::: MATERIAL PROVIDED :::

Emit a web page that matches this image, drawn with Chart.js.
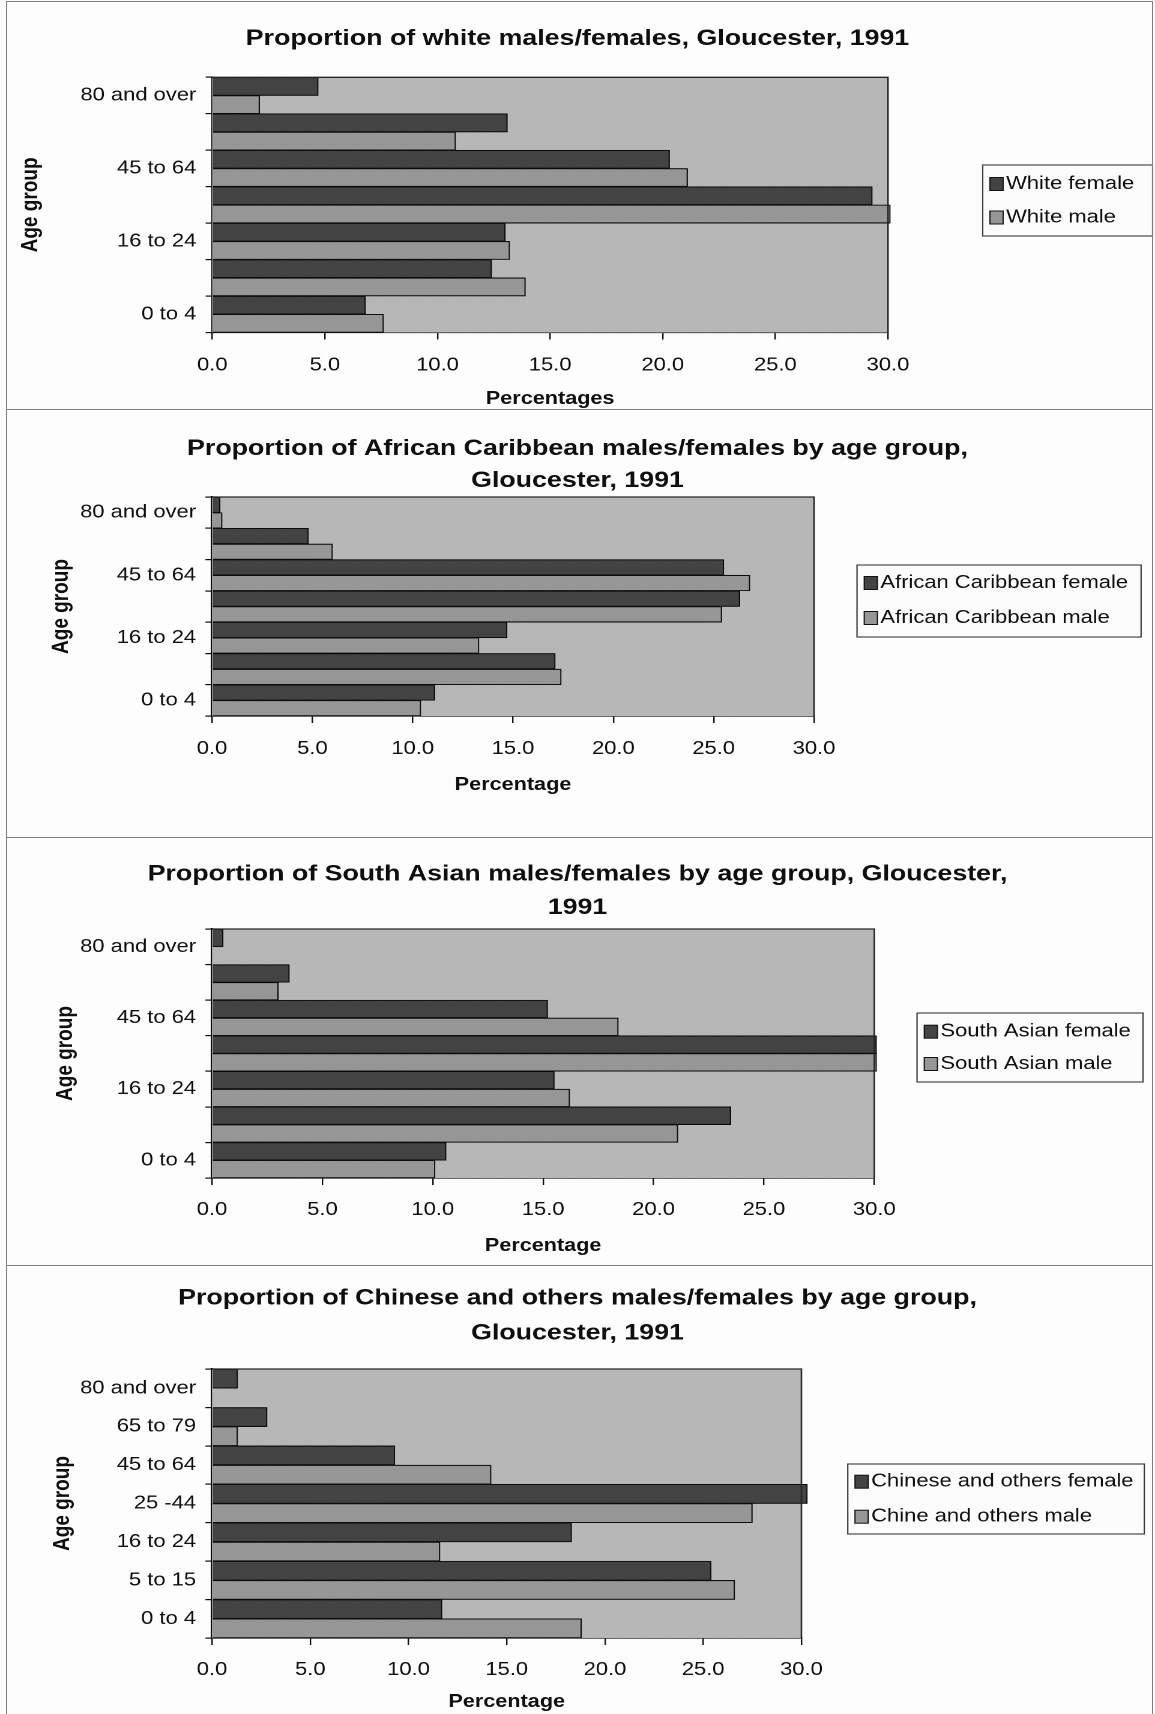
<!DOCTYPE html>
<html>
<head>
<meta charset="utf-8">
<title>Age structure by ethnic group, Gloucester, 1991</title>
<script src="https://cdn.jsdelivr.net/npm/chart.js@4.4.1/dist/chart.umd.min.js"></script>
<style>
  html, body { margin: 0; padding: 0; background: #fdfdfd; }
  body { width: 1155px; height: 1714px; position: relative; overflow: hidden; }
  .panel { position: absolute; left: 0; width: 962px; transform-origin: 0 0; }
  .panel canvas { display: block; }
  .rule { position: absolute; background: #808080; }
</style>
</head>
<body>

<div class="panel" id="panel1" style="top:2px;height:408px"><canvas id="chart1" width="962" height="408"></canvas></div>
<div class="panel" id="panel2" style="top:410px;height:427px"><canvas id="chart2" width="962" height="427"></canvas></div>
<div class="panel" id="panel3" style="top:837px;height:427px"><canvas id="chart3" width="962" height="427"></canvas></div>
<div class="panel" id="panel4" style="top:1264px;height:450px"><canvas id="chart4" width="962" height="450"></canvas></div>

<!-- page frame around the four charts -->
<div class="rule" style="left:6px;top:1px;width:1px;height:1713px"></div>
<div class="rule" style="left:1152px;top:1px;width:1px;height:1713px"></div>
<div class="rule" style="left:6px;top:1px;width:1147px;height:1px"></div>
<div class="rule" style="left:6px;top:409px;width:1147px;height:1px"></div>
<div class="rule" style="left:6px;top:837px;width:1147px;height:1px"></div>
<div class="rule" style="left:6px;top:1265px;width:1147px;height:1px"></div>

<script>
// ---- data: percentage of each sex in each age group ----
const ageGroups = ['80 and over', '65 to 79', '45 to 64', '25 to 44', '16 to 24', '5 to 15', '0 to 4'];
const ageGroupsChinese = ['80 and over', '65 to 79', '45 to 64', '25 -44', '16 to 24', '5 to 15', '0 to 4'];
const percentTicks = [0, 5, 10, 15, 20, 25, 30];

const whiteFemale = [4.7, 13.1, 20.3, 29.3, 13.0, 12.4, 6.8];
const whiteMale   = [2.1, 10.8, 21.1, 30.1, 13.2, 13.9, 7.6];

const afCarFemale = [0.4, 4.8, 25.5, 26.3, 14.7, 17.1, 11.1];
const afCarMale   = [0.5, 6.0, 26.8, 25.4, 13.3, 17.4, 10.4];

const saFemale = [0.5, 3.5, 15.2, 30.1, 15.5, 23.5, 10.6];
const saMale   = [0.0, 3.0, 18.4, 30.1, 16.2, 21.1, 10.1];

const chFemale = [1.3, 2.8, 9.3, 30.3, 18.3, 25.4, 11.7];
const chMale   = [0.0, 1.3, 14.2, 27.5, 11.6, 26.6, 18.8];

// ---- styling ----
const STRETCH = 1155 / 962;           // the charts are drawn wide, Helvetica-like lettering
const FONT = '"Liberation Sans", Arial, Helvetica, sans-serif';
const INK = '#0e0e0e';

// stippled fills in the manner of an old mono printer
function stipple(a, b) {
  const c = document.createElement('canvas');
  c.width = 2; c.height = 2;
  const g = c.getContext('2d');
  g.fillStyle = a; g.fillRect(0, 0, 2, 2);
  g.fillStyle = b; g.fillRect(0, 0, 1, 1); g.fillRect(1, 1, 1, 1);
  return g.createPattern(c, 'repeat');
}
const FEMALE_FILL = stipple('#363636', '#525252');
const MALE_FILL = stipple('#8a8a8a', '#a4a4a4');
const PLOT_BG = stipple('#acacac', '#c3c3c3');

Chart.defaults.font.family = FONT;
Chart.defaults.color = INK;

// grey plot area, dark frame and a boxed legend to the right
const plotDecor = {
  id: 'plotDecor',
  beforeDatasetsDraw(chart) {
    const { ctx, chartArea: a } = chart;
    ctx.save();
    ctx.fillStyle = PLOT_BG;
    ctx.fillRect(a.left, a.top, a.right - a.left, a.bottom - a.top);
    ctx.restore();
  },
  afterDatasetsDraw(chart) {
    const { ctx, chartArea: a } = chart;
    ctx.save();
    ctx.strokeStyle = '#262626';
    ctx.lineWidth = 1.3;
    ctx.beginPath();
    ctx.moveTo(a.left, a.top);
    ctx.lineTo(a.right, a.top);
    ctx.lineTo(a.right, a.bottom);
    ctx.stroke();
    ctx.restore();
  },
  afterDraw(chart, args, opts) {
    const { ctx } = chart;
    const { left, top, width, height, firstRow, rowGap } = opts;
    ctx.save();
    ctx.fillStyle = '#fcfcfc';
    ctx.fillRect(left, top, width, height);
    ctx.strokeStyle = '#3a3a3a';
    ctx.lineWidth = 1.1;
    ctx.strokeRect(left, top, width, height);
    ctx.font = '18.3px ' + FONT;
    ctx.textBaseline = 'middle';
    ctx.textAlign = 'left';
    chart.data.datasets.forEach((ds, i) => {
      const cy = top + firstRow + i * rowGap;
      ctx.fillStyle = ds.backgroundColor;
      ctx.fillRect(left + 6, cy - 6.5, 11, 13);
      ctx.strokeStyle = '#111';
      ctx.lineWidth = 1;
      ctx.strokeRect(left + 6, cy - 6.5, 11, 13);
      ctx.fillStyle = INK;
      ctx.fillText(ds.label, left + 19.5, cy);
    });
    ctx.restore();
  }
};

function drawPanel(p) {
  const holder = document.getElementById(p.holder);
  holder.style.transform = 'scaleX(' + STRETCH + ')';
  const labels = p.labels;
  return new Chart(document.getElementById(p.canvas), {
    type: 'bar',
    data: {
      labels: labels,
      datasets: [
        { label: p.femaleLabel, data: p.female, backgroundColor: FEMALE_FILL,
          borderColor: '#0c0c0c', borderWidth: 1.1, xAxisID: 'x', yAxisID: 'y', clip: false },
        { label: p.maleLabel, data: p.male, backgroundColor: MALE_FILL,
          borderColor: '#0c0c0c', borderWidth: 1.1, xAxisID: 'x', yAxisID: 'y', clip: false }
      ]
    },
    options: {
      indexAxis: 'y',
      responsive: false,
      devicePixelRatio: 2,
      animation: false,
      events: [],
      datasets: { bar: { categoryPercentage: 1.0, barPercentage: 1.0 } },
      layout: { padding: 0 },
      scales: {
        x: {
          type: 'linear',
          min: 0, max: 30,
          afterBuildTicks(scale) { scale.ticks = percentTicks.map(v => ({ value: v })); },
          afterFit(scale) { scale.height = p.xAxisHeight; },
          ticks: {
            font: { size: 18.3 },
            color: INK,
            padding: p.xTickPad,
            maxRotation: 0,
            callback: v => v.toFixed(1)
          },
          grid: { display: true, drawOnChartArea: false, drawTicks: true, tickLength: 7, color: INK, lineWidth: 1.2 },
          border: { display: true, color: INK, width: 1.6 },
          title: {
            display: true, text: p.xTitle, color: INK,
            font: { size: 18, weight: 'bold', lineHeight: 1 },
            padding: { top: 0, bottom: p.xTitlePad }
          }
        },
        y: {
          type: 'category',
          afterFit(scale) { scale.width = p.plotLeft; },
          ticks: {
            font: { size: 18.3 },
            color: INK,
            padding: 7.8,
            autoSkip: false,
            callback: (v, i) => (p.everyLabel || i % 2 === 0) ? labels[i] : ''
          },
          grid: { display: true, drawOnChartArea: false, drawTicks: true, tickLength: 5.5, color: INK, lineWidth: 1.2 },
          border: { display: true, color: INK, width: 2 },
          title: {
            display: true, text: 'Age group', color: INK,
            font: { size: 19, weight: 'bold', lineHeight: 1 },
            padding: { top: p.yTitlePad, bottom: 0 }
          }
        },
        // empty column that keeps room for the legend on the right
        legendRoom: {
          type: 'linear', position: 'right', display: true,
          afterFit(scale) { scale.width = p.rightRoom; },
          ticks: { display: false },
          grid: { display: false },
          border: { display: false }
        }
      },
      plugins: {
        legend: { display: false },
        tooltip: { enabled: false },
        title: {
          display: true,
          text: p.title,
          color: INK,
          font: { size: 22.3, weight: 'bold', lineHeight: p.titleLine / 22.3 },
          padding: { top: p.titlePadTop, bottom: p.titlePadBottom }
        },
        plotDecor: p.legendBox
      }
    },
    plugins: [plotDecor]
  });
}

drawPanel({
  holder: 'panel1', canvas: 'chart1', labels: ageGroups,
  title: 'Proportion of white males/females, Gloucester, 1991',
  titleLine: 33, titlePadTop: 20.5, titlePadBottom: 21.8,
  female: whiteFemale, male: whiteMale,
  femaleLabel: 'White female', maleLabel: 'White male',
  xTitle: 'Percentages',
  plotLeft: 176.8, rightRoom: 222.4, xAxisHeight: 77.5, xTickPad: 15, xTitlePad: 2, yTitlePad: 16.2,
  legendBox: { left: 818.5, top: 163, width: 141.5, height: 71, firstRow: 19, rowGap: 33.5 }
});

drawPanel({
  holder: 'panel2', canvas: 'chart2', labels: ageGroups,
  title: ['Proportion of African Caribbean males/females by age group,', 'Gloucester, 1991'],
  titleLine: 32, titlePadTop: 23, titlePadBottom: 0,
  female: afCarFemale, male: afCarMale,
  femaleLabel: 'African Caribbean female', maleLabel: 'African Caribbean male',
  xTitle: 'Percentage',
  plotLeft: 176.6, rightRoom: 284, xAxisHeight: 121, xTickPad: 15.2, xTitlePad: 43, yTitlePad: 42,
  legendBox: { left: 713.8, top: 155, width: 236.6, height: 72, firstRow: 18, rowGap: 35 }
});

drawPanel({
  holder: 'panel3', canvas: 'chart3', labels: ageGroups,
  title: ['Proportion of South Asian males/females by age group, Gloucester,', '1991'],
  titleLine: 33.5, titlePadTop: 20.75, titlePadBottom: 4.25,
  female: saFemale, male: saMale,
  femaleLabel: 'South Asian female', maleLabel: 'South Asian male',
  xTitle: 'Percentage',
  plotLeft: 176.6, rightRoom: 233.8, xAxisHeight: 86, xTickPad: 14.2, xTitlePad: 9, yTitlePad: 45.5,
  legendBox: { left: 763.8, top: 176, width: 188.2, height: 69, firstRow: 18.7, rowGap: 32.3 }
});

drawPanel({
  holder: 'panel4', canvas: 'chart4', labels: ageGroupsChinese, everyLabel: true,
  title: ['Proportion of Chinese and others males/females by age group,', 'Gloucester, 1991'],
  titleLine: 35, titlePadTop: 17, titlePadBottom: 18,
  female: chFemale, male: chMale,
  femaleLabel: 'Chinese and others female', maleLabel: 'Chine and others male',
  xTitle: 'Percentage',
  plotLeft: 176.6, rightRoom: 294.5, xAxisHeight: 76, xTickPad: 14.2, xTitlePad: 3, yTitlePad: 43,
  legendBox: { left: 706.1, top: 200, width: 247, height: 70, firstRow: 17.7, rowGap: 35 }
});
</script>
</body>
</html>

:::

Go through the listing above and pull out each line containing the word "that".

Emit a web page that matches this image, drawn with Chart.js.
        // empty column that keeps room for the legend on the right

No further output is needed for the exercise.